BEGIN

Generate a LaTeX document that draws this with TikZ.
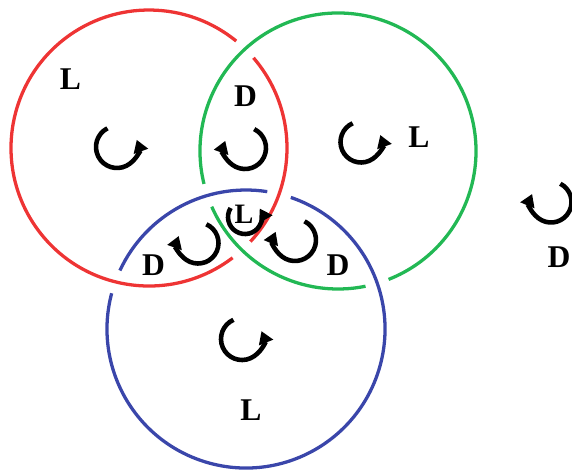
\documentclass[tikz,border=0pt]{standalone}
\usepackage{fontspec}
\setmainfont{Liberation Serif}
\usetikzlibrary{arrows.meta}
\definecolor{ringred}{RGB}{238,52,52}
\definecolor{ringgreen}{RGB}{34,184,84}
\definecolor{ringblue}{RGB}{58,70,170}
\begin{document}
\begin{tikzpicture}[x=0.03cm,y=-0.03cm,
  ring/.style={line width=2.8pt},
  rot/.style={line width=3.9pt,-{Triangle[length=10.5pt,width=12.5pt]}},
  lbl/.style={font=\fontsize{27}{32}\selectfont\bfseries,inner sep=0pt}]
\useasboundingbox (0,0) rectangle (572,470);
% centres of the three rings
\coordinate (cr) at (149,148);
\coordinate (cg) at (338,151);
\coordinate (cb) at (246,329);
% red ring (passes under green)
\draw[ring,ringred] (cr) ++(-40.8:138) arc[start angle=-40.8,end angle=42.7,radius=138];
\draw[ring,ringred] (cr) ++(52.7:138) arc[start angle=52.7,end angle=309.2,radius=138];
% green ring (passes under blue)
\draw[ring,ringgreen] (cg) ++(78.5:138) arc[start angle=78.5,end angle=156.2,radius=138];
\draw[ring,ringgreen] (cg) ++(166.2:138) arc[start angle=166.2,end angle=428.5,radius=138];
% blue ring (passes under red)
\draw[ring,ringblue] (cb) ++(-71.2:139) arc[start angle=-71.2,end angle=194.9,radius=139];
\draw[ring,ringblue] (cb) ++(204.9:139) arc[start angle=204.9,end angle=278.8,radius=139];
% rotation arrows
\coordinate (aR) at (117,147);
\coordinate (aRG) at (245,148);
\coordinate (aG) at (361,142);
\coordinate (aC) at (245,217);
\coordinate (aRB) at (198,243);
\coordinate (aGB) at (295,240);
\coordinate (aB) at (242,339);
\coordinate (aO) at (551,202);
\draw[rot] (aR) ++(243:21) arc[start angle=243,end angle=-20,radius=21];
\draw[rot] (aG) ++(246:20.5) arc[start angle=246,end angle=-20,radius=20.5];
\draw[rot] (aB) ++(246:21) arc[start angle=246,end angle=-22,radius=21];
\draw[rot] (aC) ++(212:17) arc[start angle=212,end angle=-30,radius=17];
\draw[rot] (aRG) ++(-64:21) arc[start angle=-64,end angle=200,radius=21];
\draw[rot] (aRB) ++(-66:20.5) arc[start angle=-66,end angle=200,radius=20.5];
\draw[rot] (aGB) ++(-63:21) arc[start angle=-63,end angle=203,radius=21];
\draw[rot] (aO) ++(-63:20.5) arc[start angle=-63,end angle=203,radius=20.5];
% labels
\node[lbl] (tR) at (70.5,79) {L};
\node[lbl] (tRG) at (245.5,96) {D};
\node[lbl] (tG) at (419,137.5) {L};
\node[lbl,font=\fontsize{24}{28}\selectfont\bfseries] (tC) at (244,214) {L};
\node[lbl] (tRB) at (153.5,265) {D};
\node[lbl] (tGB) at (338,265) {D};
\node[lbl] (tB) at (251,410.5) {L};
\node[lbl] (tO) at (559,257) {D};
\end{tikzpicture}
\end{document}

END

▸ **Problem requirements**
Retype the whole listing, keeping every line identical and omitting all pictures.

▸ **Solution to this exercise**
Generate a LaTeX document that draws this with TikZ.
\documentclass[tikz,border=0pt]{standalone}
\usepackage{fontspec}
\setmainfont{Liberation Serif}
\usetikzlibrary{arrows.meta}
\definecolor{ringred}{RGB}{238,52,52}
\definecolor{ringgreen}{RGB}{34,184,84}
\definecolor{ringblue}{RGB}{58,70,170}
\begin{document}
\begin{tikzpicture}[x=0.03cm,y=-0.03cm,
  ring/.style={line width=2.8pt},
  rot/.style={line width=3.9pt,-{Triangle[length=10.5pt,width=12.5pt]}},
  lbl/.style={font=\fontsize{27}{32}\selectfont\bfseries,inner sep=0pt}]
\useasboundingbox (0,0) rectangle (572,470);
% centres of the three rings
\coordinate (cr) at (149,148);
\coordinate (cg) at (338,151);
\coordinate (cb) at (246,329);
% red ring (passes under green)
\draw[ring,ringred] (cr) ++(-40.8:138) arc[start angle=-40.8,end angle=42.7,radius=138];
\draw[ring,ringred] (cr) ++(52.7:138) arc[start angle=52.7,end angle=309.2,radius=138];
% green ring (passes under blue)
\draw[ring,ringgreen] (cg) ++(78.5:138) arc[start angle=78.5,end angle=156.2,radius=138];
\draw[ring,ringgreen] (cg) ++(166.2:138) arc[start angle=166.2,end angle=428.5,radius=138];
% blue ring (passes under red)
\draw[ring,ringblue] (cb) ++(-71.2:139) arc[start angle=-71.2,end angle=194.9,radius=139];
\draw[ring,ringblue] (cb) ++(204.9:139) arc[start angle=204.9,end angle=278.8,radius=139];
% rotation arrows
\coordinate (aR) at (117,147);
\coordinate (aRG) at (245,148);
\coordinate (aG) at (361,142);
\coordinate (aC) at (245,217);
\coordinate (aRB) at (198,243);
\coordinate (aGB) at (295,240);
\coordinate (aB) at (242,339);
\coordinate (aO) at (551,202);
\draw[rot] (aR) ++(243:21) arc[start angle=243,end angle=-20,radius=21];
\draw[rot] (aG) ++(246:20.5) arc[start angle=246,end angle=-20,radius=20.5];
\draw[rot] (aB) ++(246:21) arc[start angle=246,end angle=-22,radius=21];
\draw[rot] (aC) ++(212:17) arc[start angle=212,end angle=-30,radius=17];
\draw[rot] (aRG) ++(-64:21) arc[start angle=-64,end angle=200,radius=21];
\draw[rot] (aRB) ++(-66:20.5) arc[start angle=-66,end angle=200,radius=20.5];
\draw[rot] (aGB) ++(-63:21) arc[start angle=-63,end angle=203,radius=21];
\draw[rot] (aO) ++(-63:20.5) arc[start angle=-63,end angle=203,radius=20.5];
% labels
\node[lbl] (tR) at (70.5,79) {L};
\node[lbl] (tRG) at (245.5,96) {D};
\node[lbl] (tG) at (419,137.5) {L};
\node[lbl,font=\fontsize{24}{28}\selectfont\bfseries] (tC) at (244,214) {L};
\node[lbl] (tRB) at (153.5,265) {D};
\node[lbl] (tGB) at (338,265) {D};
\node[lbl] (tB) at (251,410.5) {L};
\node[lbl] (tO) at (559,257) {D};
\end{tikzpicture}
\end{document}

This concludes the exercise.